The very short answer: yes. You have heard from us all that, yes, there is. However, we have such a wonderful opportunity, an economic opportunity, of net zero and clean power if we get that right. We have the people, we have the organisations, we have the geology, we have the environment and we have the political will and a sector that wants to get involved and actively wants to be part of that. The opportunity is there.
It is not a risk; it is a reality that is starting to happen. We have a very short window, as you have heard throughout the day, to look at what our decisions are and to look at what our direction is, because if we do not get that right very quickly, that will accelerate.
Our companies want it. They have a legacy because we are a legacy basin and we have that expertise. The companies that are here want to stay here. However, at the end of the day they will go where they can be best utilised.
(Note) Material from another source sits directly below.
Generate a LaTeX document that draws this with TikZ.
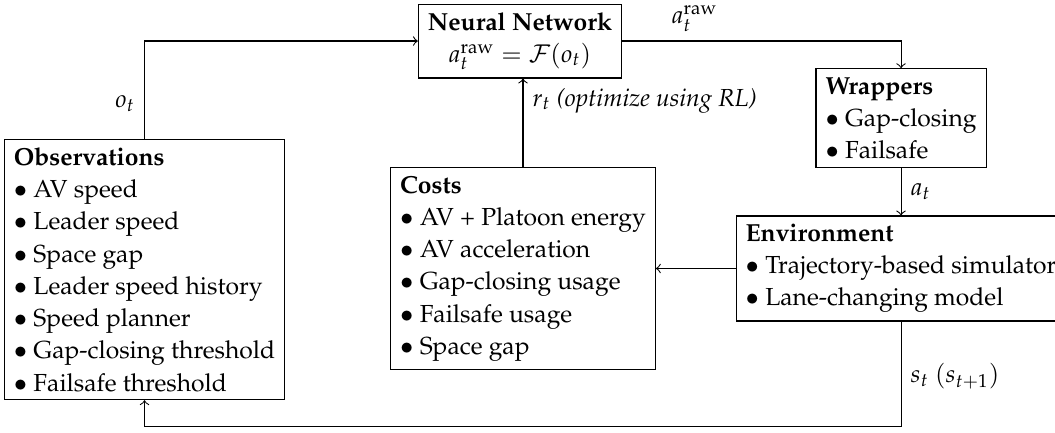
\documentclass[tikz,border=0pt]{standalone}
\usepackage[T1]{fontenc}
\usepackage{mathpazo}
\usepackage{amsmath,amssymb}
\newcommand{\raw}{\mathrm{raw}}
\tikzset{every picture/.style={font=\fontsize{9.1}{11.9}\selectfont}}
\tikzset{block/.style={draw,align=left,inner xsep=3.5pt,inner ysep=3pt}}
\tikzset{edge/.style={->}}

\begin{document}
\begin{tikzpicture}
\useasboundingbox (0,0) rectangle (13.683,-5.603);

\node [block,align=center] (nn) at (6.744,-0.532) {\textbf{Neural Network}\\ $a_t^{\raw} = \mathcal{F}(o_t)$};
\node [block] (wrap) at (11.686,-1.530) {\textbf{Wrappers}\\ $\bullet$ Gap-closing\\ $\bullet$ Failsafe};
\node [block] (env) at (11.686,-3.482) {\textbf{Environment}\\ $\bullet$ Trajectory-based simulator\\ $\bullet$ Lane-changing model};
\node [block] (cost) at (6.783,-3.482) {\textbf{Costs}\\ $\bullet$ AV + Platoon energy\\ $\bullet$ AV acceleration\\ $\bullet$ Gap-closing usage\\ $\bullet$ Failsafe usage\\ $\bullet$ Space gap};
\node [block] (obs) at (1.874,-3.495) {\textbf{Observations}\\ $\bullet$ AV speed\\ $\bullet$ Leader speed\\ $\bullet$ Space gap\\ $\bullet$ Leader speed history\\ $\bullet$ Speed planner\\ $\bullet$ Gap-closing threshold\\ $\bullet$ Failsafe threshold};

\coordinate (bot) at (11.686,-5.534);

\draw [edge] (obs.north) |- node [left,pos=.18] {$o_t$} (nn.west);
\draw [edge] (nn.east) -| node [above,pos=.13] {$a_t^{\raw}$} (wrap.north);
\draw [edge] (wrap.south) -- node [right] {$a_t$} (env.north);
\draw [edge] (env.west) -- (cost.east);
\draw [edge] (cost.north) -- node [right,pos=.75] {$r_t$ \textit{(optimize using RL)}} (cost.north |- nn.south);
\draw [edge] (env.south) -- node [right,pos=.52] {$s_t$ $(s_{t+1})$} (bot) -| (obs.south);
\end{tikzpicture}
\end{document}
We are competing for global cash and, a lot of these times, for investment. When the UK set off on the CfD process in offshore wind it was a very attractive basin, but there are other basins around the world that are catching up fast. We do not have all the capability in the UK. We do still rely on the international supply chain as well as the UK supply chain, but the plan should be how we can make more in the UK and how we can create more jobs in the UK. That is the key thing that we have to address, because if we can make it an attractive place to come and do business, we can attract the investment, but we also have to attract the talent for the future. If we talk about the whole energy industry, we are all busy and there is a lack of skills and people, but we are not having that pull through of new talent because there are not the skillsets there. We are competing very hard for that talent but we are not doing a very good job of saying that this is an industry that has huge potential and attraction. We work with primary schools and secondary schools. We are running a STEM returners programme with ECITB. All these programmes are great but they are not at the scale of what we will need for the future. Today smaller companies think they are busy, but it is just over the horizon that we can see problems coming. On one hand the companies that have the diversity to be able to work in both renewables and oil and gas are good because they can balance that. This is very much a balancing act as we go through the transition. For some who are more heavy in oil and gas, there are redundancy letters going out at the moment and we will see some of that happening over the next few months.
That is the end of our questions. Thank you very much for all your contributions this morning. It has been very helpful to our inquiry and we are very grateful to you. With that, I will close the meeting.